Илья Фарбер вышел на свободу. В конце декабря Московский районный суд Твери удовлетворил ходатайство о его условно-досрочном освобождении, и в пятницу Фарбер вышел из колонии. Бывший директор дома Культуры провел в заключении два года и четыре месяца. Его обвиняли в получении взятки. Сам Илья Фарбер ответил на вопросы ведущей Татьяны Ильиной.
— Прежде всего, мы вас поздравляем с выходом на свободу. Скажите, что вы сейчас чувствуете?
— Я чувствую ответственность, прежде всего, конечно. Ответственность и вот это доверие, которое мне оказывается.
— С какой стороны? О каком доверии вы говорите?
— Я говорю о доверии людей, которые внимательно следили за всем, что происходило с моей историей судебной, тюремной, тех людей, которые услышали моего сына и помогали ему меня отвоевывать.

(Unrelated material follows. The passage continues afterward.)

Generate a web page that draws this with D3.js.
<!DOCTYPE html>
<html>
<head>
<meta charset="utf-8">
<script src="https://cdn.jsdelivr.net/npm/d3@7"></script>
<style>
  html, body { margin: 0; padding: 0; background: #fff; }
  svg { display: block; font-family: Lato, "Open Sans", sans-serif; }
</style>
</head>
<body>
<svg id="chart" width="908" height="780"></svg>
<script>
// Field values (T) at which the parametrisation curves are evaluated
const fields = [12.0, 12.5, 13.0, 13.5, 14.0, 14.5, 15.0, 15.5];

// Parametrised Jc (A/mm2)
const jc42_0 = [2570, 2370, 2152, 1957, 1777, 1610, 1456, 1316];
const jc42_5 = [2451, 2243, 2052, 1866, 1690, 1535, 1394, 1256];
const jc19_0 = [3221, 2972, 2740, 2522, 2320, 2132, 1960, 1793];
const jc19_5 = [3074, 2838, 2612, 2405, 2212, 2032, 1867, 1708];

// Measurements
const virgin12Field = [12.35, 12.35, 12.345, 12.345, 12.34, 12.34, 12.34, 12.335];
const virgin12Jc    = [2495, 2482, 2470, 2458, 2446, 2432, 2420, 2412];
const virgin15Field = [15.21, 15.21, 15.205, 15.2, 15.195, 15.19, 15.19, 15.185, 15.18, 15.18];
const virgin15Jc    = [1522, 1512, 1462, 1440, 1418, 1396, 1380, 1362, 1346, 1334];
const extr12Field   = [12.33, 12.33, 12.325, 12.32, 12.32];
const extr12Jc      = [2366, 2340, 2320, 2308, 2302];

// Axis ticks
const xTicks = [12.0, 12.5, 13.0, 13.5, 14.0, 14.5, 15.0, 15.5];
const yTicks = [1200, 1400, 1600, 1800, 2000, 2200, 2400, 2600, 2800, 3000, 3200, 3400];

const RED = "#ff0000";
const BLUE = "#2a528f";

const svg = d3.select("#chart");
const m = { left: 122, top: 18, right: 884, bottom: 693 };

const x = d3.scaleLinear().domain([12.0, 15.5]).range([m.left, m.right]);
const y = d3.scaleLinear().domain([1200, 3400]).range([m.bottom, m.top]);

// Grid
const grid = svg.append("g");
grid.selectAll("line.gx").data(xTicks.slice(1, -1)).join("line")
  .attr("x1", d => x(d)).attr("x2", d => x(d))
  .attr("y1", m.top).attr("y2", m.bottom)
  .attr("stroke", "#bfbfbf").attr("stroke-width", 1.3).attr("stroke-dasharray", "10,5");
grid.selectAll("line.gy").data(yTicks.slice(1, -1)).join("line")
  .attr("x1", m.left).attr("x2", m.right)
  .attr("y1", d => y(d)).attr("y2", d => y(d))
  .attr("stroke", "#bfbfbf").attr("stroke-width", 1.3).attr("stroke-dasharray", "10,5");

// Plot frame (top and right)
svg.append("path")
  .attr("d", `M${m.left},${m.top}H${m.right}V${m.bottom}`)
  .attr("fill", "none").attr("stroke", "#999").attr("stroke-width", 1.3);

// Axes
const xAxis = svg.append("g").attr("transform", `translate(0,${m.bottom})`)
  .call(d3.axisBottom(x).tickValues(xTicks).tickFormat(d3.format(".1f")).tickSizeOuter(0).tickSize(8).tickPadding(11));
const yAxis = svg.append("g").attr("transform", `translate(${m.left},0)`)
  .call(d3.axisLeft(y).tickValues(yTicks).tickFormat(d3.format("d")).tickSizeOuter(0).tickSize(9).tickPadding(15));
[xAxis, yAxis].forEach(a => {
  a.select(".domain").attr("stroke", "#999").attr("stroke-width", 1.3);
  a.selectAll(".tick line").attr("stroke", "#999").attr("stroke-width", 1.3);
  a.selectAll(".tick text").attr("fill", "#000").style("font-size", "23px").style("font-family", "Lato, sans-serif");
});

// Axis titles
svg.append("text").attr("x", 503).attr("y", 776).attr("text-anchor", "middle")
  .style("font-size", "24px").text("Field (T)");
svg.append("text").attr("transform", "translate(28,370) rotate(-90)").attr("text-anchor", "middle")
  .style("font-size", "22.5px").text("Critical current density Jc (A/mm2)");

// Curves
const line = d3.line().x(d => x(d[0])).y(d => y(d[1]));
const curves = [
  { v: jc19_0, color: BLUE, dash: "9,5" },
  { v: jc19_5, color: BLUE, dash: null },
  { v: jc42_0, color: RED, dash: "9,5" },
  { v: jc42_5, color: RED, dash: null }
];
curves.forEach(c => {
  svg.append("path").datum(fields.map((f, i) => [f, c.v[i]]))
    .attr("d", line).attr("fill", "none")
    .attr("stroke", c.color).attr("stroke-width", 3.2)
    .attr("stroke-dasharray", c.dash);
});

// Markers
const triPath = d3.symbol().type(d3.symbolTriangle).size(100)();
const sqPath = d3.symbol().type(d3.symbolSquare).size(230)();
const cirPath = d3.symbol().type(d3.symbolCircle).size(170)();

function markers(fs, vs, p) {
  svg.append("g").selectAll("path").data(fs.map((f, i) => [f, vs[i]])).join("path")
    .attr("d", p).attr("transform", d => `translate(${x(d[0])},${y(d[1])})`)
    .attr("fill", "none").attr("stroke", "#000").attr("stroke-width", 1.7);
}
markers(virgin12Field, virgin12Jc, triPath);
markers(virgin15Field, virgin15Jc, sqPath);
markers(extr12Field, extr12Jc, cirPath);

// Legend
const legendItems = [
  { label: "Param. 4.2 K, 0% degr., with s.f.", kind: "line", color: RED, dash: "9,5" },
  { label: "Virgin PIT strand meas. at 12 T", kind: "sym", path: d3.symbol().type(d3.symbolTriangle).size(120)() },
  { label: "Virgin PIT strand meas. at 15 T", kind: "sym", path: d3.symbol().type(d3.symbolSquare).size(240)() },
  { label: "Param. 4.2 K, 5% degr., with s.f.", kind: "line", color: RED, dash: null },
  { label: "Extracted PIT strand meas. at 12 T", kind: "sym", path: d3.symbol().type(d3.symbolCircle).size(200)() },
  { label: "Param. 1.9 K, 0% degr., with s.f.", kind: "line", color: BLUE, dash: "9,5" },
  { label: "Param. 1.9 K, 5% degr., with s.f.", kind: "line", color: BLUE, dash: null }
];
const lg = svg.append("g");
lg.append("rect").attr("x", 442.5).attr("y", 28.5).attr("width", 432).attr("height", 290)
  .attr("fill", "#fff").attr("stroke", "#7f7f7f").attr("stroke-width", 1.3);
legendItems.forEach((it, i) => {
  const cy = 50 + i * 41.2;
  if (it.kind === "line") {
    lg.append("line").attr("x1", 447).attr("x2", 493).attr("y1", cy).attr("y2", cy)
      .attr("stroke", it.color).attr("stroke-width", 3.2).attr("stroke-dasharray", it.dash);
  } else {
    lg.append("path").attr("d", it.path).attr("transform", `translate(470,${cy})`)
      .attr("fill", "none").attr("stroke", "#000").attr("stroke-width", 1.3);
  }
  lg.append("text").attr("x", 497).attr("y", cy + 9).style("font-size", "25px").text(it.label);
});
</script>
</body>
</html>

— Как вы планируете провести ближайшие дни?
— С детьми, с родными, с близкими. Встретиться с единомышленниками.
— У вас есть уже понимание, чем вы будете заниматься в ближайшем будущем?
— Да, есть у меня это понимание, конечно. То есть точно могу сказать, что я буду помогать заключенным и что я сделаю то, что от меня зависит, чтобы было лучше не только заключенным, но и сотрудникам, может быть, системы ФСИН, потому что я считаю, что все это крепко связано, одно влияет на другое.

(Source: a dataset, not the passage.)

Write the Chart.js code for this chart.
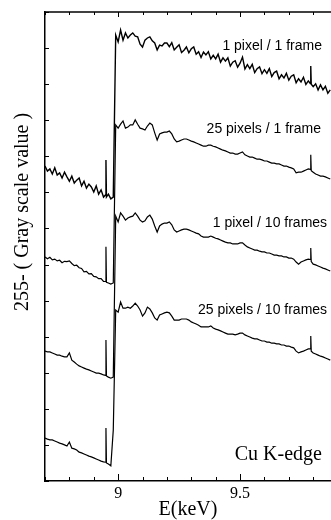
<!DOCTYPE html>
<html>
<head>
<meta charset="utf-8">
<script src="https://cdn.jsdelivr.net/npm/chart.js@4.4.1/dist/chart.umd.min.js"></script>
<style>
  html, body { margin: 0; padding: 0; background: #fff; }
  #wrap { width: 331px; height: 520px; }
</style>
</head>
<body>
<div id="wrap"><canvas id="xanesChart" width="331" height="520"></canvas></div>
<script>
// photon energy (keV), shared by all four spectra
const energies = [
  8.70, 8.71, 8.72, 8.73, 8.74, 8.75, 8.76, 8.77, 8.78, 8.79,
  8.80, 8.81, 8.82, 8.83, 8.84, 8.85, 8.86, 8.87, 8.88, 8.89,
  8.90, 8.91, 8.92, 8.93, 8.94,
  8.948, 8.95, 8.952,
  8.96, 8.97, 8.98, 8.99,
  9.00, 9.01, 9.02, 9.03, 9.04, 9.05, 9.06, 9.07, 9.08, 9.09,
  9.10, 9.11, 9.12, 9.13, 9.14, 9.15, 9.16, 9.17, 9.18, 9.19,
  9.20, 9.21, 9.22, 9.23, 9.24, 9.25, 9.26, 9.27, 9.28, 9.29,
  9.30, 9.31, 9.32, 9.33, 9.34, 9.35, 9.36, 9.37, 9.38, 9.39,
  9.40, 9.41, 9.42, 9.43, 9.44, 9.45, 9.46, 9.47, 9.48, 9.49,
  9.50, 9.51, 9.52, 9.53, 9.54, 9.55, 9.56, 9.57, 9.58, 9.59,
  9.60, 9.61, 9.62, 9.63, 9.64, 9.65, 9.66, 9.67, 9.68, 9.69,
  9.70, 9.71, 9.72, 9.73, 9.74, 9.75, 9.76, 9.77, 9.78,
  9.788, 9.79, 9.792,
  9.80, 9.81, 9.82, 9.83, 9.84, 9.85, 9.86, 9.87
];

// 255 - gray value, curves shifted apart as in the figure
const px1Frame1 = [
  87.3, 85.9, 86.5, 85.1, 86.8, 84.8, 85.4, 84.0, 85.6, 84.3,
  83.1, 84.5, 82.6, 83.4, 84.0, 81.8, 83.1, 81.2, 82.3, 81.5,
  80.1, 81.8, 79.5, 80.7, 78.7,
  79.3, 89.0, 78.7,
  79.5, 78.2, 78.7, 123.6,
  121.7, 125.0, 122.2, 124.2, 122.8, 123.6, 124.2, 123.3, 123.1, 121.1,
  120.3, 122.2, 122.8, 123.1, 122.0, 121.4, 119.5, 120.8, 120.6, 121.4,
  121.4, 120.4, 121.5, 119.5, 120.2, 120.9, 118.8, 119.4, 120.3, 118.7,
  119.8, 120.3, 118.3, 119.0, 117.4, 118.9, 118.1, 119.0, 117.0, 118.0,
  117.0, 118.3, 116.1, 117.3, 116.4, 117.3, 115.0, 116.1, 116.5, 114.7,
  115.8, 117.5, 114.2, 115.4, 114.3, 115.5, 113.2, 114.3, 114.8, 112.9,
  114.0, 113.0, 114.3, 112.1, 113.2, 113.6, 111.5, 112.6, 111.7, 113.0,
  111.1, 112.2, 112.6, 110.4, 111.5, 110.6, 111.9, 109.9, 110.9,
  110.2, 115.0, 110.0,
  109.3, 110.1, 108.4, 109.8, 108.4, 109.4, 107.5, 108.4
];
const px25Frame1 = [
  62.1, 61.6, 62.0, 61.3, 61.5, 61.0, 61.2, 60.5, 60.9, 60.8,
  61.0, 60.3, 59.7, 59.8, 59.1, 58.9, 58.0, 58.1, 57.4, 57.5,
  56.7, 56.6, 56.1, 56.1, 55.3,
  55.3, 64.9, 55.1,
  54.9, 54.6, 54.9, 98.7,
  97.8, 98.9, 99.8, 97.8, 98.1, 98.7, 98.7, 100.1, 98.9, 97.8,
  97.6, 97.3, 98.4, 99.2, 98.7, 96.5, 94.5, 96.2, 96.5, 96.7,
  96.7, 97.0, 96.2, 94.8, 94.0, 94.2, 94.5, 94.8, 94.8, 94.5,
  94.2, 94.0, 93.7, 93.4, 93.1, 92.8, 92.8, 93.1, 93.1, 92.8,
  92.6, 92.3, 92.0, 91.7, 91.5, 91.2, 90.9, 90.9, 90.6, 90.6,
  90.9, 91.2, 90.4, 90.1, 89.8, 89.8, 89.5, 89.2, 89.2, 89.0,
  88.7, 88.7, 88.4, 88.1, 88.1, 87.9, 87.9, 87.6, 87.3, 87.3,
  87.0, 86.8, 86.5, 85.4, 85.6, 85.6, 85.9, 86.2, 86.5,
  86.4, 90.4, 86.0,
  85.6, 85.1, 84.8, 84.5, 84.5, 84.3, 84.0, 83.7
];
const px1Frames10 = [
  36.0, 35.8, 35.8, 35.5, 35.2, 34.9, 34.9, 34.6, 34.4, 34.4,
  35.5, 33.5, 33.0, 32.4, 31.9, 31.6, 31.3, 31.0, 30.8, 30.5,
  30.2, 29.9, 29.9, 29.7, 29.4,
  29.3, 39.1, 29.1,
  28.8, 28.5, 28.8, 73.4,
  71.8, 74.3, 73.4, 72.3, 72.9, 73.2, 73.4, 74.3, 73.4, 72.3,
  71.8, 72.1, 73.2, 73.7, 72.6, 70.7, 69.0, 70.7, 71.2, 71.5,
  71.5, 71.8, 71.0, 69.6, 69.0, 69.3, 69.6, 69.8, 69.8, 69.6,
  69.3, 69.0, 68.7, 68.5, 67.9, 67.6, 67.6, 67.6, 67.9, 67.6,
  67.3, 67.1, 66.8, 66.5, 66.2, 66.0, 66.0, 65.7, 65.7, 65.7,
  66.0, 66.0, 65.4, 64.9, 64.6, 64.3, 64.0, 64.0, 63.7, 63.5,
  63.5, 63.2, 63.2, 62.9, 62.6, 62.6, 62.4, 62.4, 62.1, 62.1,
  61.8, 61.8, 61.5, 60.7, 60.1, 60.7, 61.0, 61.3, 61.5,
  61.4, 64.6, 60.8,
  60.1, 59.9, 59.6, 59.3, 59.0, 58.8, 58.5, 58.2
];
const px25Frames10 = [
  11.9, 11.6, 11.4, 11.4, 11.1, 10.8, 10.5, 10.3, 10.0, 9.7,
  10.8, 9.1, 8.9, 8.6, 8.0, 7.8, 7.5, 7.2, 6.9, 6.7,
  6.4, 6.1, 5.8, 5.5, 5.3,
  5.2, 14.7, 5.0,
  4.7, 4.2, 14.1, 47.4,
  46.8, 49.6, 47.9, 47.9, 48.2, 47.9, 48.5, 49.3, 48.5, 47.4,
  45.7, 46.6, 48.2, 47.7, 46.6, 45.2, 44.6, 46.0, 46.3, 46.6,
  46.8, 46.6, 45.7, 44.6, 44.6, 44.6, 44.9, 44.9, 44.9, 44.6,
  44.1, 43.8, 43.5, 43.2, 42.7, 42.7, 42.7, 42.7, 43.0, 42.4,
  42.1, 41.9, 41.6, 41.3, 41.0, 40.7, 40.7, 40.7, 40.5, 40.7,
  41.0, 41.0, 40.5, 40.2, 39.9, 39.6, 39.4, 39.4, 39.1, 38.8,
  38.8, 38.5, 38.5, 38.2, 38.2, 38.0, 38.0, 37.7, 37.7, 37.4,
  37.4, 37.1, 36.9, 36.0, 35.5, 35.8, 36.0, 36.3, 36.6,
  36.6, 40.2, 36.0,
  35.5, 35.2, 34.9, 34.6, 34.4, 34.1, 33.8, 33.5
];

const seriesNames = ['1 pixel / 1 frame', '25 pixels / 1 frame', '1 pixel / 10 frames', '25 pixels / 10 frames'];
const xTickLabels = ['9', '9.5'];
const edgeName = 'Cu K-edge';

const spectra = [px1Frame1, px25Frame1, px1Frames10, px25Frames10];

// where each caption sits (keV, value), right aligned
const captionSpots = [[9.836, 120.6], [9.832, 97.6], [9.857, 71.5], [9.857, 47.4]];

// inward ticks and top frame line
const frameTicks = {
  id: 'frameTicks',
  afterDraw(chart) {
    const { ctx, chartArea: a, scales: { x, y } } = chart;
    ctx.save();
    ctx.strokeStyle = '#000';
    ctx.lineWidth = 1.5;
    ctx.beginPath();
    ctx.moveTo(a.left, a.top);
    ctx.lineTo(a.right, a.top);
    ctx.stroke();
    ctx.lineWidth = 1;
    x.ticks.forEach(t => {
      const tenth = Math.round(t.value * 10);
      if (Math.abs(t.value * 10 - tenth) > 1e-6) return;
      const px = Math.round(x.getPixelForValue(t.value)) + 0.5;
      const major = tenth % 5 === 0;
      ctx.beginPath();
      ctx.moveTo(px, a.bottom);
      ctx.lineTo(px, a.bottom - (major ? 7 : 4));
      ctx.moveTo(px, a.top);
      ctx.lineTo(px, a.top + (major ? 5 : 3));
      ctx.stroke();
    });
    y.ticks.forEach(t => {
      const py = Math.round(y.getPixelForValue(t.value)) + 0.5;
      ctx.beginPath();
      ctx.moveTo(a.left, py);
      ctx.lineTo(a.left + 4, py);
      ctx.stroke();
    });
    ctx.restore();
  }
};

// captions, edge name and the rotated y title
const captions = {
  id: 'captions',
  afterDraw(chart) {
    const { ctx, scales: { x, y } } = chart;
    ctx.save();
    ctx.fillStyle = '#000';
    ctx.textAlign = 'right';
    ctx.textBaseline = 'middle';
    ctx.font = '14px "Liberation Sans", Arial, sans-serif';
    seriesNames.forEach((name, i) => {
      const [e, v] = captionSpots[i];
      ctx.fillText(name, x.getPixelForValue(e), y.getPixelForValue(v));
    });
    ctx.font = '20px "Liberation Serif", "Times New Roman", serif';
    ctx.fillText(edgeName, x.getPixelForValue(9.836), y.getPixelForValue(7.2));

    ctx.translate(28, 212);
    ctx.rotate(-Math.PI / 2);
    ctx.textAlign = 'center';
    ctx.textBaseline = 'alphabetic';
    ctx.fillText('255- ( Gray scale value )', 0, 0);
    ctx.restore();
  }
};

Chart.defaults.font.family = '"Liberation Serif", "Times New Roman", serif';
Chart.defaults.color = '#000';

const ctx = document.getElementById('xanesChart').getContext('2d');
const xanesChart = new Chart(ctx, {
  type: 'line',
  data: {
    datasets: spectra.map((vals, i) => ({
      label: seriesNames[i],
      data: energies.map((e, k) => ({ x: e, y: vals[k] })),
      borderColor: '#000',
      borderWidth: i === 0 ? 1.4 : 1.2,
      pointRadius: 0,
      tension: 0,
      fill: false
    }))
  },
  options: {
    responsive: false,
    animation: false,
    devicePixelRatio: 1,
    layout: { padding: { left: 45, top: 12, right: 0, bottom: 0 } },
    plugins: {
      legend: { display: false },
      tooltip: { enabled: false }
    },
    scales: {
      x: {
        type: 'linear',
        min: 8.7,
        max: 9.873,
        grid: { display: false },
        border: { display: true, color: '#000', width: 1.5 },
        ticks: {
          stepSize: 0.1,
          includeBounds: false,
          autoSkip: false,
          maxRotation: 0,
          padding: -5,
          font: { size: 16 },
          callback: v => {
            const hit = xTickLabels.find(l => Math.abs(Number(l) - v) < 1e-6);
            return hit || '';
          }
        },
        title: {
          display: true,
          text: 'E(keV)',
          font: { size: 20, lineHeight: 1 },
          padding: 0
        },
        afterFit: s => { s.height = 39; }
      },
      y: {
        min: 0,
        max: 130,
        grid: { display: false },
        border: { display: true, color: '#000', width: 1.5 },
        ticks: { display: false, stepSize: 10 },
        afterFit: s => { s.width = 0; }
      }
    }
  },
  plugins: [frameTicks, captions]
});
</script>
</body>
</html>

— У вас есть уже какие-то конкретные предложения? Или это все так пока абстрактно?
— Да, есть конкретные предложения.
— Что это за предложения, вы нам можете рассказать?
— Нет, пока я не хочу торопиться их озвучивать, так как я не являюсь специалистом в этой области, и в правозащитной, и в системе исполнения наказаний. Мне нужно как-то еще проконсультироваться со специалистами, чтобы знать, что мои предложения могут быть озвучены.
Прошу прощения, что я говорю несколько сумбурно, сбивчиво, просто я пребываю еще в некой эйфории. Я вышел не из колонии, а из следственного изолятора, то есть я вот эти два года тюрьмы находился в маленькой бетонной комнатке, и сам воздух, сама возможность пройти по земле, видеть то, что происходит в городе, там же не видишь ничего этого, вот это очень большое впечатление производит.
— Илья, а можно говорить о том, что вам дал этот опыт нахождения в изоляторе? Что вынесли из этого?
— Я думаю, что еще рано об этом говорить. Я, конечно, расскажу об этом подробнее, думаю просто, что это произойдет позднее. Не сейчас, не сразу. Что главное я понял в изоляторе, вернее, в чем еще больше убедился и что знал еще до попадания в тюрьму, что все зависит от нас, и во всем, что с нами происходит, некого винить, кроме нас самих.
— Что вы здесь имеете в виду под "некого винить, кроме нас самих"?
— Я имею в виду наше государственное устройство, нашу систему правоохранительную, судебную, которую все называют машиной, которая действительно похожа на такую человековыжималку, где, в первую очередь, нарушается закон теми, кто должен его охранять, оберегать, защищать. Вот ими он и нарушается больше всего. Вот в этом во всем мы сами виноваты, что это у нас есть, и только мы можем это изменить.
— Илья, но получается, что теперь, пройдя через все это, вы решили полностью поменять свою дальнейшую судьбу и связать себя исключительно с правозащитной деятельностью? Либо все-таки вы продолжите заниматься тем, чем занимались до всей этой истории?
— Нет, конечно, менять совершенно свою судьбу я как-то кардинально не собирался, не думал об этом. Но во все мои планы, проекты теперь будет обязательно включена вот эта область, связанная с заключением и вообще с законодательством.
— То есть продолжить учительскую деятельность вы не планируете? Либо сейчас сказать еще сложно?
— Почему же? Этим я занимался всю жизнь после того, как школу окончил. Да и в школе, когда я учился, у меня был младший братик, младшая сестренка, я помогал учиться детям, получается, еще со школьных лет. И я не собираюсь это бросать. У меня есть дети, будут еще дети.